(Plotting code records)

++++++++++++++++++++

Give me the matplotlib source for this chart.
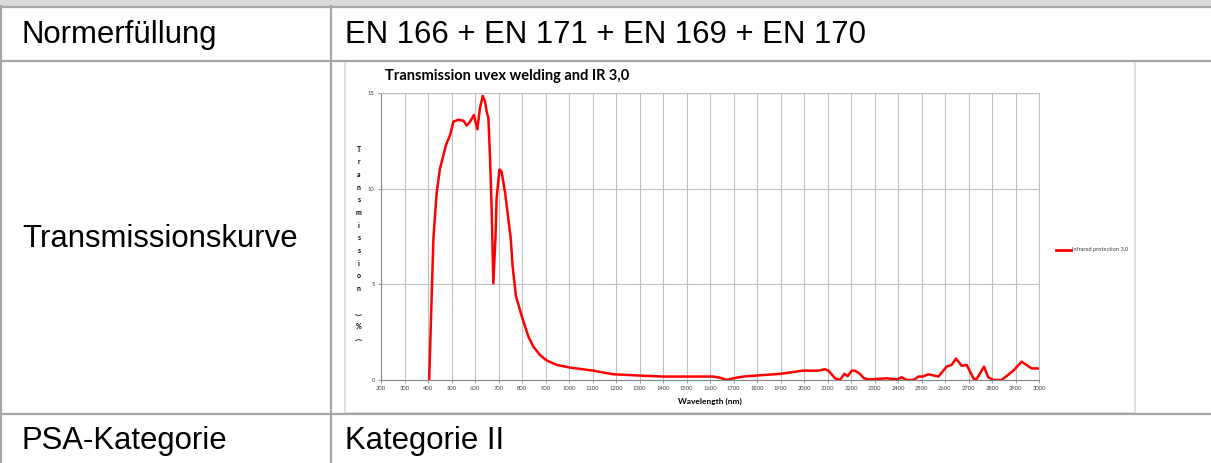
import matplotlib.pyplot as plt
from matplotlib.patches import Rectangle

# table content
row_labels = ["Normerfüllung", "Transmissionskurve", "PSA-Kategorie"]
row_values = ["EN 166 + EN 171 + EN 169 + EN 170", None, "Kategorie II"]

# transmission curve (nm, %)
wavelength = [405, 423, 437, 451, 477, 494, 508, 529, 551, 565, 579, 595,
              610, 621, 633, 643, 650, 657, 664, 671, 678, 687, 692, 704, 713, 728,
              742, 752, 760, 774, 799, 827, 848, 877, 905, 948, 1004, 1103, 1146,
              1188, 1302, 1401, 1557, 1614, 1643, 1671, 1699, 1742, 1806, 1898,
              1997, 2061, 2089, 2104, 2132, 2153, 2172, 2186, 2203, 2217, 2238,
              2255, 2280, 2352, 2395, 2416, 2437, 2466, 2487, 2506, 2529, 2572,
              2607, 2628, 2647, 2671, 2692, 2721, 2732, 2766, 2784, 2806, 2841,
              2891, 2926, 2968, 3000]
transmission = [0.0, 7.4, 9.8, 11.05, 12.3, 12.8, 13.5, 13.6, 13.55, 13.3,
                13.5, 13.85, 13.1, 14.2, 14.85, 14.55, 14.0, 13.7, 11.6, 8.9, 5.05,
                7.4, 9.5, 11.0, 10.9, 9.8, 8.4, 7.4, 5.96, 4.4, 3.33, 2.28, 1.75,
                1.3, 1.02, 0.79, 0.65, 0.49, 0.39, 0.3, 0.23, 0.18, 0.18, 0.18,
                0.12, 0.0, 0.09, 0.18, 0.24, 0.32, 0.49, 0.49, 0.56, 0.49, 0.09,
                0.0, 0.32, 0.2, 0.49, 0.49, 0.32, 0.09, 0.03, 0.09, 0.03, 0.14,
                0.0, 0.0, 0.18, 0.18, 0.3, 0.18, 0.7, 0.79, 1.12, 0.74, 0.79, 0.09,
                0.0, 0.7, 0.14, 0.0, 0.0, 0.49, 0.96, 0.61, 0.6]

x_ticks = list(range(200, 3001, 100))
y_ticks = [0, 5, 10, 15]
ylabel_chars = list("Transmission") + [" ", "(", "%", ")"]

W, H = 1211, 463
fig = plt.figure(figsize=(W / 100, H / 100), dpi=100)

# overlay in pixel coordinates for the table
ov = fig.add_axes([0, 0, 1, 1])
ov.set_xlim(0, W)
ov.set_ylim(H, 0)
ov.axis("off")

line_c = "#a6a6a6"
ov.add_patch(Rectangle((0, 0), W, 6, facecolor="#d9d9d9", edgecolor="none"))
for y in [6.5, 61, 414]:
    ov.plot([0, W], [y, y], color=line_c, lw=1.6)
ov.plot([1, 1], [6, H], color=line_c, lw=1.6)
ov.plot([331, 331], [6, H], color=line_c, lw=1.6)

# embedded chart image frame
ov.add_patch(Rectangle((345, 61), 790, 352, facecolor="white", edgecolor="#d9d9d9", lw=1.2))

txt_kw = dict(family="Liberation Sans", fontsize=22.4,
              color="black", va="center", ha="left")
ov.text(22, 35, row_labels[0], **txt_kw)
ov.text(345, 35, row_values[0], **txt_kw)
ov.text(22, 239, row_labels[1], **txt_kw)
ov.text(22, 441, row_labels[2], **txt_kw)
ov.text(345, 441, row_values[2], **txt_kw)

# chart title, y label, x label, legend
ov.text(385, 76, "Transmission uvex welding and IR 3,0", family="Lato",
        fontweight="bold", fontsize=10.5, va="center", ha="left")
for i, ch in enumerate(ylabel_chars):
    ov.text(359, 149 + i * 12.7, ch, family="Lato", fontweight="bold",
            fontsize=5, va="center", ha="center",
            rotation=90 if ch in "()" else 0)
ov.text(710, 401, "Wavelength (nm)", family="Lato", fontweight="bold",
        fontsize=6, va="center", ha="center")
ov.plot([1056, 1071], [250, 250], color="#ff0000", lw=2)
ov.text(1072, 250, "Infrared protection 3,0", family="Lato", fontsize=4.1,
        color="#404040", va="center", ha="left")

# chart axes
x0, x1, y_top, y_bot = 381, 1039, 93, 380
ax = fig.add_axes([x0 / W, (H - y_bot) / H, (x1 - x0) / W, (y_bot - y_top) / H])
ax.plot(wavelength, transmission, color="#ff0000", lw=1.8, solid_joinstyle="round")
ax.set_xlim(200, 3000)
ax.set_ylim(0, 15)
ax.set_xticks(x_ticks)
ax.set_yticks(y_ticks)
ax.set_xticklabels([str(v) for v in x_ticks], family="Lato", fontsize=4.2, color="#404040")
ax.set_yticklabels([str(v) for v in y_ticks], family="Lato", fontsize=4.2, color="#404040")
ax.tick_params(axis="both", length=2.5, width=0.6, color="#868686", pad=2)
ax.grid(True, color="#bfbfbf", lw=0.8)
ax.set_axisbelow(True)
for side in ["top", "right"]:
    ax.spines[side].set_color("#bfbfbf")
    ax.spines[side].set_linewidth(0.8)
for side in ["left", "bottom"]:
    ax.spines[side].set_color("#868686")
    ax.spines[side].set_linewidth(0.8)

fig.savefig("out.png", dpi=100)
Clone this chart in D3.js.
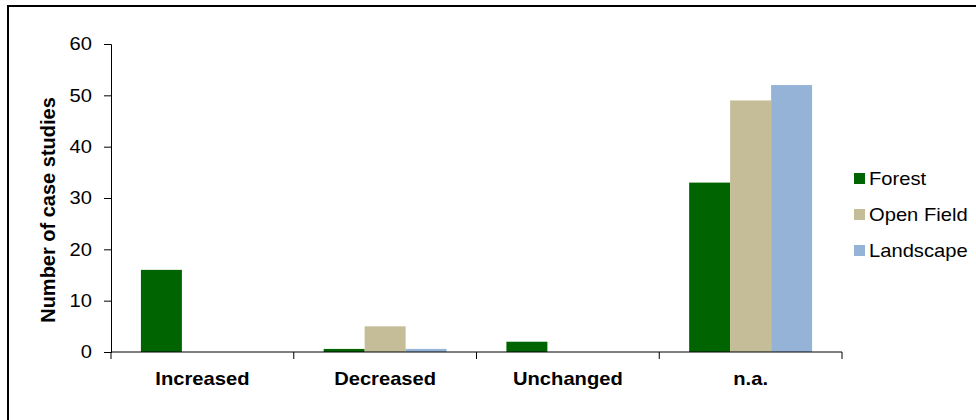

++++++++++++++++++++

- **PROBLEM**:
Reproduce the whole listing exactly, but not the images in it.

- **FULL OUTPUT**:
Give me the matplotlib source for this chart.
import matplotlib.pyplot as plt
from matplotlib.patches import Rectangle

# table content
row_labels = ["Normerfüllung", "Transmissionskurve", "PSA-Kategorie"]
row_values = ["EN 166 + EN 171 + EN 169 + EN 170", None, "Kategorie II"]

# transmission curve (nm, %)
wavelength = [405, 423, 437, 451, 477, 494, 508, 529, 551, 565, 579, 595,
              610, 621, 633, 643, 650, 657, 664, 671, 678, 687, 692, 704, 713, 728,
              742, 752, 760, 774, 799, 827, 848, 877, 905, 948, 1004, 1103, 1146,
              1188, 1302, 1401, 1557, 1614, 1643, 1671, 1699, 1742, 1806, 1898,
              1997, 2061, 2089, 2104, 2132, 2153, 2172, 2186, 2203, 2217, 2238,
              2255, 2280, 2352, 2395, 2416, 2437, 2466, 2487, 2506, 2529, 2572,
              2607, 2628, 2647, 2671, 2692, 2721, 2732, 2766, 2784, 2806, 2841,
              2891, 2926, 2968, 3000]
transmission = [0.0, 7.4, 9.8, 11.05, 12.3, 12.8, 13.5, 13.6, 13.55, 13.3,
                13.5, 13.85, 13.1, 14.2, 14.85, 14.55, 14.0, 13.7, 11.6, 8.9, 5.05,
                7.4, 9.5, 11.0, 10.9, 9.8, 8.4, 7.4, 5.96, 4.4, 3.33, 2.28, 1.75,
                1.3, 1.02, 0.79, 0.65, 0.49, 0.39, 0.3, 0.23, 0.18, 0.18, 0.18,
                0.12, 0.0, 0.09, 0.18, 0.24, 0.32, 0.49, 0.49, 0.56, 0.49, 0.09,
                0.0, 0.32, 0.2, 0.49, 0.49, 0.32, 0.09, 0.03, 0.09, 0.03, 0.14,
                0.0, 0.0, 0.18, 0.18, 0.3, 0.18, 0.7, 0.79, 1.12, 0.74, 0.79, 0.09,
                0.0, 0.7, 0.14, 0.0, 0.0, 0.49, 0.96, 0.61, 0.6]

x_ticks = list(range(200, 3001, 100))
y_ticks = [0, 5, 10, 15]
ylabel_chars = list("Transmission") + [" ", "(", "%", ")"]

W, H = 1211, 463
fig = plt.figure(figsize=(W / 100, H / 100), dpi=100)

# overlay in pixel coordinates for the table
ov = fig.add_axes([0, 0, 1, 1])
ov.set_xlim(0, W)
ov.set_ylim(H, 0)
ov.axis("off")

line_c = "#a6a6a6"
ov.add_patch(Rectangle((0, 0), W, 6, facecolor="#d9d9d9", edgecolor="none"))
for y in [6.5, 61, 414]:
    ov.plot([0, W], [y, y], color=line_c, lw=1.6)
ov.plot([1, 1], [6, H], color=line_c, lw=1.6)
ov.plot([331, 331], [6, H], color=line_c, lw=1.6)

# embedded chart image frame
ov.add_patch(Rectangle((345, 61), 790, 352, facecolor="white", edgecolor="#d9d9d9", lw=1.2))

txt_kw = dict(family="Liberation Sans", fontsize=22.4,
              color="black", va="center", ha="left")
ov.text(22, 35, row_labels[0], **txt_kw)
ov.text(345, 35, row_values[0], **txt_kw)
ov.text(22, 239, row_labels[1], **txt_kw)
ov.text(22, 441, row_labels[2], **txt_kw)
ov.text(345, 441, row_values[2], **txt_kw)

# chart title, y label, x label, legend
ov.text(385, 76, "Transmission uvex welding and IR 3,0", family="Lato",
        fontweight="bold", fontsize=10.5, va="center", ha="left")
for i, ch in enumerate(ylabel_chars):
    ov.text(359, 149 + i * 12.7, ch, family="Lato", fontweight="bold",
            fontsize=5, va="center", ha="center",
            rotation=90 if ch in "()" else 0)
ov.text(710, 401, "Wavelength (nm)", family="Lato", fontweight="bold",
        fontsize=6, va="center", ha="center")
ov.plot([1056, 1071], [250, 250], color="#ff0000", lw=2)
ov.text(1072, 250, "Infrared protection 3,0", family="Lato", fontsize=4.1,
        color="#404040", va="center", ha="left")

# chart axes
x0, x1, y_top, y_bot = 381, 1039, 93, 380
ax = fig.add_axes([x0 / W, (H - y_bot) / H, (x1 - x0) / W, (y_bot - y_top) / H])
ax.plot(wavelength, transmission, color="#ff0000", lw=1.8, solid_joinstyle="round")
ax.set_xlim(200, 3000)
ax.set_ylim(0, 15)
ax.set_xticks(x_ticks)
ax.set_yticks(y_ticks)
ax.set_xticklabels([str(v) for v in x_ticks], family="Lato", fontsize=4.2, color="#404040")
ax.set_yticklabels([str(v) for v in y_ticks], family="Lato", fontsize=4.2, color="#404040")
ax.tick_params(axis="both", length=2.5, width=0.6, color="#868686", pad=2)
ax.grid(True, color="#bfbfbf", lw=0.8)
ax.set_axisbelow(True)
for side in ["top", "right"]:
    ax.spines[side].set_color("#bfbfbf")
    ax.spines[side].set_linewidth(0.8)
for side in ["left", "bottom"]:
    ax.spines[side].set_color("#868686")
    ax.spines[side].set_linewidth(0.8)

fig.savefig("out.png", dpi=100)
Clone this chart in D3.js.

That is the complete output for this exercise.